I’m packaging a GTK based application using linuxdeploy on an Ubuntu 18.04 VirtualBox environment. The resulting AppImage runs on Ubuntu 20.10, but all the svg icons are broken. This appears to be because the runtime pixbuf loaders are being picked up from the host and aren’t compatible with some of the AppImage bundled libraries (cairo in particular, with a missing cairo_font_options_get_variations symbol), causing them to fail to load.

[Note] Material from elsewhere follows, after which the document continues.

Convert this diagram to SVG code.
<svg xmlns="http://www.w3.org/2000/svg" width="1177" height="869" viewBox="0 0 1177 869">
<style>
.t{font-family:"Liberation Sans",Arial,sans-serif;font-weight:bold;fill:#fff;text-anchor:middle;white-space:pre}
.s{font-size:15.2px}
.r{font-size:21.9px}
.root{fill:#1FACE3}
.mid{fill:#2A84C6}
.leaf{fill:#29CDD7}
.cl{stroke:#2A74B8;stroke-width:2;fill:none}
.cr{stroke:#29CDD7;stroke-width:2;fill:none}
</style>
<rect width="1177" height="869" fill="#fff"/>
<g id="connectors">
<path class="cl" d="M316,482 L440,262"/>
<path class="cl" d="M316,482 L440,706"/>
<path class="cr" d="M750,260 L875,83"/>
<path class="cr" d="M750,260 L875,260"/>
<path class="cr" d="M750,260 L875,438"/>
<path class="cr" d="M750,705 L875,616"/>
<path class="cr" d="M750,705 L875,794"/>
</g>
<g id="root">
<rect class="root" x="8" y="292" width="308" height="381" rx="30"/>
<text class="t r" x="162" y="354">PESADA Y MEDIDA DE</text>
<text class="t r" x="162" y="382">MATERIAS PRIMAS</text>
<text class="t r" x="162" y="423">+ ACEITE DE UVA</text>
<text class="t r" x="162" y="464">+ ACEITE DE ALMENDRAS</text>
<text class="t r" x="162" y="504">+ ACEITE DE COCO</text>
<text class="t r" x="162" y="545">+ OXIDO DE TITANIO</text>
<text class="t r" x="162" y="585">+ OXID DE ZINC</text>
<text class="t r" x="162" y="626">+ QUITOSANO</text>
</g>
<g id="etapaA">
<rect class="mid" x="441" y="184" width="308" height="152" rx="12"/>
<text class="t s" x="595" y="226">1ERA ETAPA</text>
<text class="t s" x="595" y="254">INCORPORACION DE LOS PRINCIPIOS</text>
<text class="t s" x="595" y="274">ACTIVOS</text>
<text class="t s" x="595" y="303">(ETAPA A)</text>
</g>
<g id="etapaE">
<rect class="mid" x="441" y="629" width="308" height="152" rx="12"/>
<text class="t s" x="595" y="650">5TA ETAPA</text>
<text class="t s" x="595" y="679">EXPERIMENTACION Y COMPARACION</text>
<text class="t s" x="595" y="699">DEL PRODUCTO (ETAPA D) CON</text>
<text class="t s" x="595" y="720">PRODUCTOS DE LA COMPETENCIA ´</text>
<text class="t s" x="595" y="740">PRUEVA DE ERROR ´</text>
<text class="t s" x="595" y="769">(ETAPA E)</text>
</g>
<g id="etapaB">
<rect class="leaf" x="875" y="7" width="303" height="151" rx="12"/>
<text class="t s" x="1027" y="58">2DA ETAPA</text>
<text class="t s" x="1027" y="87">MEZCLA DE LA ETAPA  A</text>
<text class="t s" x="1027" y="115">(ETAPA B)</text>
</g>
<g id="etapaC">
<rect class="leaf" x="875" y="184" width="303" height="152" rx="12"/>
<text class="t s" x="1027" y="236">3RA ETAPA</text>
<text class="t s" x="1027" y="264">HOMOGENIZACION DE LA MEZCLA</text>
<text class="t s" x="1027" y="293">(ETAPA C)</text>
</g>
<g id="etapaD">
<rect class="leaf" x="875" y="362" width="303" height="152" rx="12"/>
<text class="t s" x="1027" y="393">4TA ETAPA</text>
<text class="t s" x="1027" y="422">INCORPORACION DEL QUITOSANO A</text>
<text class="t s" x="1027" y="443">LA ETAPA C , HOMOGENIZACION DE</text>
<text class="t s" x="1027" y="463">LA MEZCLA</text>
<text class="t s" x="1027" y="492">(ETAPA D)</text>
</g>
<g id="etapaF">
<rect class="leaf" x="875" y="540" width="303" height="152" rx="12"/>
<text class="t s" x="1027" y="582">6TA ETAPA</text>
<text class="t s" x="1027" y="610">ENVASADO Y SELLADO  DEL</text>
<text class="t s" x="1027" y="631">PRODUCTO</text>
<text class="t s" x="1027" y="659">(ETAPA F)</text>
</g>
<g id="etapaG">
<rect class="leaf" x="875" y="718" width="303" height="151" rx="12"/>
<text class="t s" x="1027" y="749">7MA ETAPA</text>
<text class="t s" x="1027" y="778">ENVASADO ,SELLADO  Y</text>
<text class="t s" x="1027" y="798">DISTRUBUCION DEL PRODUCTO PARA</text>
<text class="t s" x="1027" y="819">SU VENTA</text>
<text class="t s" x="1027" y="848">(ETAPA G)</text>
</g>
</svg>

This page https://docs.appimage.org/packaging-guide/manual.html describes how to manually package GTK2 dependencies. I modified this somewhat for GTK3 (I don’t think theme engines are applicable in my case). The part that is confusing to me is the last section on that page, which says that several run-time variables must be set before running the AppImage, to ensure the AppImage versions of libraries get used. Is there a way to include this in the AppImage itself? I guess I would have to make a shell script in the AppImage to set them and then run my executable?
For testing purposes, I mounted the AppImage with --appimage-mount and set up the runtime variables, but when I ran the application it crashed. A quick gdb session and backtrace showed libgdk_pixbuf-2.0.so.0 was being used from the host system. This appears to be blacklisted by linuxdeploy. I copied the libraries from Ubuntu 18.04 to a temporary directory and added it to LD_LIBRARY_PATH. This still failed to load the pixbuf loaders though, since it was still picking up the host librsvg. I added the path to the AppImage /usr/lib to LD_LIBRARY_PATH, ran it again and it worked!
So in summary:
- How to set environment variables before running executable to override pixbuf loaders?
- Why is libgdk_pixbuf-2.0.so.0 blacklisted and what would be the consequence of including it?
- Why wasn’t librsvg picked up in the AppImage usr/lib directory? Is this because it is being runtime loaded and thus requires this path to be added to LD_LIBRARY_PATH?
Thanks for any tips on how I can best bundle my GTK application and get it working from Ubuntu 18.04 to current 20.10.